What makes one white-label provider a better reseller partner than another?
Payment coverage in the reseller’s target markets, game library depth, onboarding quality, technical stability, and long-term scalability are the key dimensions. A provider whose platforms perform well produces operators who stay active and grow, which builds the reseller’s portfolio value. A provider whose platforms underperform produces operator churn, which erodes it. The provider’s support quality during operator onboarding also matters significantly: a reseller whose referred clients encounter slow or poor support during launch will face reputational risk regardless of how good the initial platform demo appeared.
Can a reseller work with multiple white-label providers simultaneously?
Some reseller agreements are exclusive; others are not. Whether multi-provider reselling is permitted depends on the specific agreement terms. Non-exclusive arrangements allow resellers to match different operator clients with different platform providers based on fit, which can be commercially sensible when a reseller serves multiple markets with different payment and content requirements. Exclusive arrangements typically offer better commission rates in exchange for the commitment. Reading the exclusivity terms carefully before signing is an important step that newer resellers sometimes overlook.

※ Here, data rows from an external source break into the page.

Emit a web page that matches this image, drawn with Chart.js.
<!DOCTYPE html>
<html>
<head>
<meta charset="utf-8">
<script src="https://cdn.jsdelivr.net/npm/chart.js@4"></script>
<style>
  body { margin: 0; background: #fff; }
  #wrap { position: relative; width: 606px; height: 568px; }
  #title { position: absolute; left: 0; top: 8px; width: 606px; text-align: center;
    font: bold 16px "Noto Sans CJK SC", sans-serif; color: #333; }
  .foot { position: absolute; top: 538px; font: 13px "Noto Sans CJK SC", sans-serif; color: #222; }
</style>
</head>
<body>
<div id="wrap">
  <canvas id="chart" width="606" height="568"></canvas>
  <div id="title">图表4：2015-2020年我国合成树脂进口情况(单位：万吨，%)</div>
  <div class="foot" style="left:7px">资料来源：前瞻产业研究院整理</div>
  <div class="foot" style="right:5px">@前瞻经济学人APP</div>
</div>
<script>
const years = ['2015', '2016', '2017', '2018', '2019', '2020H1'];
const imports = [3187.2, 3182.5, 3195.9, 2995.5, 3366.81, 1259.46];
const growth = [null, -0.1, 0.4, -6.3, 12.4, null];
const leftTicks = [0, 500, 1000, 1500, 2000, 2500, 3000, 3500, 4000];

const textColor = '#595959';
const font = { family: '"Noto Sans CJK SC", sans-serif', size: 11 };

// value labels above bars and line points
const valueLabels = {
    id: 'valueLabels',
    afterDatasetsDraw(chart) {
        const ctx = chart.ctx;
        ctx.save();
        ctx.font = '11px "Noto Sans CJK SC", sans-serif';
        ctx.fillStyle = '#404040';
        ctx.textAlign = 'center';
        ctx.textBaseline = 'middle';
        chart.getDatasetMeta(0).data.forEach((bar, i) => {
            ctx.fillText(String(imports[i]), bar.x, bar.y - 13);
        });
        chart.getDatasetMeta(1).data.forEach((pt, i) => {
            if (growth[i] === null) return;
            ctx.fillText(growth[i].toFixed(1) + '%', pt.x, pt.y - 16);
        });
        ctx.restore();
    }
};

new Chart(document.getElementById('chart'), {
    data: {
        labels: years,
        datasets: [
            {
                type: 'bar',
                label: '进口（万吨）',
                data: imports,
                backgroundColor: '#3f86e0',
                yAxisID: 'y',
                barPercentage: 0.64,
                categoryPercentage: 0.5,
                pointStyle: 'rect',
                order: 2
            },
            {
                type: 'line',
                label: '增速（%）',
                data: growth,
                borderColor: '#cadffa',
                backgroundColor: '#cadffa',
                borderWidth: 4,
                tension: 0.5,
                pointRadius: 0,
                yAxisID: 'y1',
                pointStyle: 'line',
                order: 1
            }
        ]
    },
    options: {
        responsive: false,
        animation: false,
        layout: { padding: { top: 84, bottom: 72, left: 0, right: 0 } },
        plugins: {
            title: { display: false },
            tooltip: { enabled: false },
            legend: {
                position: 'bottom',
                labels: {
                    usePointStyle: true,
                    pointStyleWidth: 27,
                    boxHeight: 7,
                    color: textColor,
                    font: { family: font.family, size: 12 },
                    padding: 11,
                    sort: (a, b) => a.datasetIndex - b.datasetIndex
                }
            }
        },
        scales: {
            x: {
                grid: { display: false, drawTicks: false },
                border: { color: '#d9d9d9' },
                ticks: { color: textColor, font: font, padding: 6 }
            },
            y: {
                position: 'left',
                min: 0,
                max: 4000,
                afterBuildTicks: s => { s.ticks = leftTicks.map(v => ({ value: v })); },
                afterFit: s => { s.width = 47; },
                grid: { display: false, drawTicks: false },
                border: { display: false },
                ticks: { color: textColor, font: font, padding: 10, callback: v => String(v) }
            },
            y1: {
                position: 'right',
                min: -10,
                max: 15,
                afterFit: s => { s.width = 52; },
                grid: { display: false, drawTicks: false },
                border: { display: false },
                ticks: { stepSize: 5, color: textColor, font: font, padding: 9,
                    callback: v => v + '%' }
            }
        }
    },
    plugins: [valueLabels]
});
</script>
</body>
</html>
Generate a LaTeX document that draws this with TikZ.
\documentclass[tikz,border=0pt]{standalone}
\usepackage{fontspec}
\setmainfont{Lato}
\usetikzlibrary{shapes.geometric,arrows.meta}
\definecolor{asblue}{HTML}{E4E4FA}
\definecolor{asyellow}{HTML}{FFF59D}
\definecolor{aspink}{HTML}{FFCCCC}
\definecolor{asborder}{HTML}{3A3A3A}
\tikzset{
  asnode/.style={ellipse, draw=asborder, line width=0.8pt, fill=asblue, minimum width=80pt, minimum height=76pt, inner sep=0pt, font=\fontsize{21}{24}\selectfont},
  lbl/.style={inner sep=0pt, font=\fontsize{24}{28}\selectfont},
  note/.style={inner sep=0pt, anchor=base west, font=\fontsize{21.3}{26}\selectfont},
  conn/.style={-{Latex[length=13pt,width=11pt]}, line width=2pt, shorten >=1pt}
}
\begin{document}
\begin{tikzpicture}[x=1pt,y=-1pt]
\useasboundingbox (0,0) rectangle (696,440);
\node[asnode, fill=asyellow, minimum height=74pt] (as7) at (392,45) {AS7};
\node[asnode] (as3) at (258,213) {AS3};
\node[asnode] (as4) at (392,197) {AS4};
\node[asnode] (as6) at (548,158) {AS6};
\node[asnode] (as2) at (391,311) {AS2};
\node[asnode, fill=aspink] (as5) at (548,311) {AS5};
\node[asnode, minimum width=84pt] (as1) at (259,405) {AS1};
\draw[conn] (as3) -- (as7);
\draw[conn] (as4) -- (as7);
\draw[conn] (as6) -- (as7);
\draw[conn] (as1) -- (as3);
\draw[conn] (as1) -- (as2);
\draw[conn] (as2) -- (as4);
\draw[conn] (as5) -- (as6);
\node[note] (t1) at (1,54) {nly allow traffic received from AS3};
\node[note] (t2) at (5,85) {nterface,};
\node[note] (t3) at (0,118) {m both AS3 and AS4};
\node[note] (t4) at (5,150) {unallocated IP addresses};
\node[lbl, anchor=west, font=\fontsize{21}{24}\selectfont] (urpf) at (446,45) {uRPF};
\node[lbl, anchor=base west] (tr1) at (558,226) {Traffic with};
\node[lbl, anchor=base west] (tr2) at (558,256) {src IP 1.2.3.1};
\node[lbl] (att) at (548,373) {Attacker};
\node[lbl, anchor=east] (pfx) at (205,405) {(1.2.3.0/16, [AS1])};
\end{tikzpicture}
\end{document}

The reseller model works best when the reseller brings genuine market value alongside the platform introduction. Providers gain a trusted route to operator clients they cannot efficiently reach through their own sales capacity. Operators receive a recommendation from someone who understands their market context. The reseller earns from a portfolio that grows with each successful launch. All three parties benefit when the reseller does the job well, and that alignment is what makes a well-structured reseller programme a durable business model rather than a short-term arbitrage.